I don't think he was thinking of canonical scripture when he wrote here of "revelation."

thoughts?


----------



## FenderPriest (Oct 24, 2011)

I think this is along the lines of God being the primary and immediate teacher to all believers:



> All your children shall be taught by the LORD,
> and great shall be the peace of your children.
> (Isaiah 54:13 ESV)





> For this is the covenant that I will make with the house of Israel after those days, declares the LORD: I will put my law within them, and I will write it on their hearts. And I will be their God, and they shall be my people. And no longer shall each one teach his neighbor and each his brother, saying, ‘Know the LORD,’ for they shall all know me, from the least of them to the greatest, declares the LORD. For I will forgive their iniquity, and I will remember their sin no more.”
> (Jeremiah 31:33-34 ESV)





> It is written in the Prophets, ‘And they will all be taught by God.’ Everyone who has heard and learned from the Father comes to me—
> (John 6:45 ESV)





> Now concerning brotherly love you have no need for anyone to write to you, for you yourselves have been taught by God to love one another,
> (1 Thessalonians 4:9 ESV)


----------



## steadfast7 (Oct 24, 2011)

It's just that that sounds like something the average evangelical who believes God speaks to individuals personally would say


----------



## Pergamum (Oct 24, 2011)

Do you think the Spirit gives "impressions" or specific callings to specific individuals?


----------



## J. Dean (Oct 24, 2011)

steadfast7 said:


> It's just that that sounds like something the average evangelical who believes God speaks to individuals personally would say


The method of revelation is not specific here.
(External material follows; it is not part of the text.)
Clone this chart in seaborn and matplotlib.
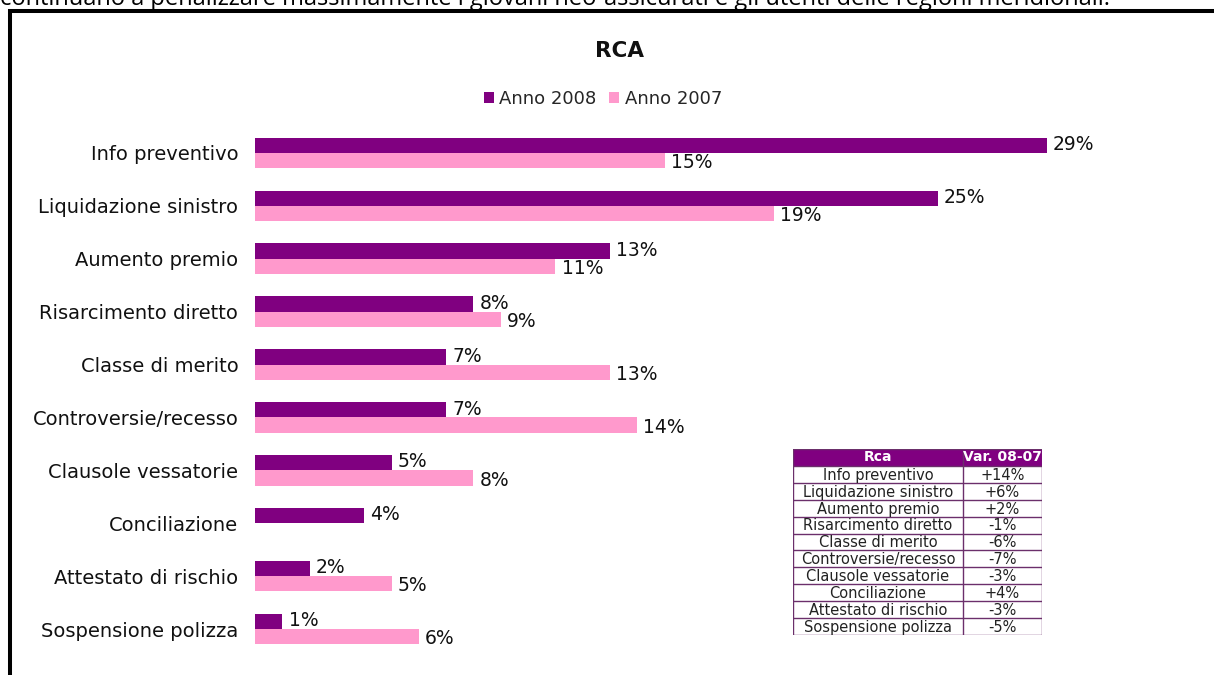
import numpy as np
import pandas as pd
import matplotlib
matplotlib.use("Agg")
import matplotlib.pyplot as plt
from matplotlib.lines import Line2D
from matplotlib.patches import Rectangle
import seaborn as sns

# ---- data ----
categories = [
    "Info preventivo",
    "Liquidazione sinistro",
    "Aumento premio",
    "Risarcimento diretto",
    "Classe di merito",
    "Controversie/recesso",
    "Clausole vessatorie",
    "Conciliazione",
    "Attestato di rischio",
    "Sospensione polizza",
]
anno_2008 = [29, 25, 13, 8, 7, 7, 5, 4, 2, 1]
anno_2007 = [15, 19, 11, 9, 13, 14, 8, 0, 5, 6]
series_names = ["Anno 2008", "Anno 2007"]
series_colors = ["#800080", "#FF99CC"]
chart_title = "RCA"
table_header = ["Rca", "Var. 08-07"]
intro_text = ("continuano a penalizzare massimamente i giovani neo-assicurati "
              "e gli utenti delle regioni meridionali.")

df = pd.DataFrame({
    "Voce": categories * 2,
    "Quota": anno_2008 + anno_2007,
    "Anno": [series_names[0]] * len(categories) + [series_names[1]] * len(categories),
})

sns.set_theme(style="white")
plt.rcParams["font.family"] = ["DejaVu Sans"]

W, H = 1214, 675
fig = plt.figure(figsize=(W / 100, H / 100), dpi=100)


def fx(px):
    return px / W


def fy(py):
    return 1 - py / H


# ---- bar chart ----
px_per_unit = 27.3
x_max = 30
top_px, bottom_px = 126.5, 655.5
ax = fig.add_axes([fx(255), fy(bottom_px), px_per_unit * x_max / W, (bottom_px - top_px) / H])
sns.barplot(data=df, y="Voce", x="Quota", hue="Anno", order=categories,
            hue_order=series_names, palette=series_colors, saturation=1,
            width=0.58, errorbar=None, orient="h", legend=False,
            linewidth=0, edgecolor="none", ax=ax)
ax.set_xlim(0, x_max)
ax.set_ylim(len(categories) - 0.5, -0.5)
ax.set_xticks([])
ax.set_xlabel("")
ax.set_ylabel("")
ax.tick_params(axis="y", length=0, pad=12, labelsize=14, labelcolor="#111111")
for s in ax.spines.values():
    s.set_visible(False)
ax.set_facecolor("none")

for container, dy in zip(ax.containers, [0.5, -1.5]):
    for patch in container:
        w = patch.get_width()
        if w > 0:
            ax.annotate(f"{w:.0f}%", (w, patch.get_y() + patch.get_height() / 2),
                        xytext=(4.5, dy), textcoords="offset points",
                        ha="left", va="center", fontsize=13.5, color="#111111")

# ---- title and legend ----
fig.text(fx(619), fy(51), chart_title, ha="center", va="center",
         fontsize=15.5, fontweight="bold", color="#111111")
handles = [Rectangle((0, 0), 1, 1, facecolor=c, edgecolor="none") for c in series_colors]
fig.legend(handles, series_names, loc="center", bbox_to_anchor=(fx(603), fy(99)),
           ncol=2, frameon=False, fontsize=13, handlelength=0.55, handleheight=0.55,
           handletextpad=0.3, columnspacing=0.7, borderpad=0)

# ---- variation table ----
tbl_x0, tbl_x1, tbl_y0, tbl_y1 = 793, 1042, 449, 635
col_split = 170
tax = fig.add_axes([fx(tbl_x0), fy(tbl_y1), (tbl_x1 - tbl_x0) / W, (tbl_y1 - tbl_y0) / H])
tw = tbl_x1 - tbl_x0
n_rows = len(categories) + 1
tax.set_xlim(0, tw)
tax.set_ylim(n_rows, 0)
tax.axis("off")
tax.add_patch(Rectangle((0, 0), tw, 1, facecolor="#800080", edgecolor="none"))
line_col = "#6b2f6b"
for i in range(n_rows + 1):
    tax.plot([0, tw], [i, i], color=line_col, lw=1.0, solid_capstyle="butt")
tax.plot([0, 0], [0, n_rows], color=line_col, lw=1.0)
tax.plot([tw, tw], [0, n_rows], color=line_col, lw=1.0)
tax.plot([col_split, col_split], [0, n_rows], color=line_col, lw=1.0)
tax.text(col_split / 2, 0.5, table_header[0], ha="center", va="center",
         fontsize=10, fontweight="bold", color="white")
tax.text((col_split + tw) / 2, 0.5, table_header[1], ha="center", va="center",
         fontsize=10, fontweight="bold", color="white")
for i, (name, a8, a7) in enumerate(zip(categories, anno_2008, anno_2007), start=1):
    tax.text(col_split / 2, i + 0.55, name, ha="center", va="center",
             fontsize=10.5, color="#222222")
    tax.text((col_split + tw) / 2, i + 0.55, f"{a8 - a7:+d}%", ha="center", va="center",
             fontsize=10.5, color="#222222")

# ---- frame and running text above it ----
fig.add_artist(Line2D([fx(9.5), fx(9.5)], [fy(8.5), 0], color="black", lw=2.9,
                      solid_capstyle="butt"))
fig.add_artist(Line2D([fx(7.5), 1], [fy(10.5), fy(10.5)], color="black", lw=2.9,
                      solid_capstyle="butt"))
fig.text(fx(0), fy(5), intro_text, ha="left", va="baseline", fontsize=17,
         family=["Open Sans", "DejaVu Sans"], color="black")

fig.savefig("out.png", dpi=100, facecolor="white")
This could just as easily refer to revelation through the Scriptures (O.T. of course) or it could be a "gut check" of the Holy Spirit (which is not the same as a "revelation"). 

We need to keep in mind that Paul was writing at a time when the more visible supernatural gifts of the spirit were still in function, so even if Paul is referring to a "revelation" in the sense of a vision or other more readily supernatural format, that doesn't mean such a direct rendering is applicable to us. 

In the Bible study I've been in lately, our pastor has been warning us to be VERY careful about keeping Scripture in context with regard to who the original audience was, as well as the general context of any given passage and the other important hermeneutical matters. I think that, if Paul is thinking of direct revelation, he is speaking to a church occupying that time of direct supernatural activity within the church, and that we need to remember that such a dispensation of the Spirit is no longer with us.

It's interesting, because if you look at the number of miracles and direct interventions by God throughout Biblical history, you'll notice that those times are really few and far between.


----------



## steadfast7 (Oct 24, 2011)

Pergamum said:


> Do you think the Spirit gives "impressions" or specific callings to specific individuals?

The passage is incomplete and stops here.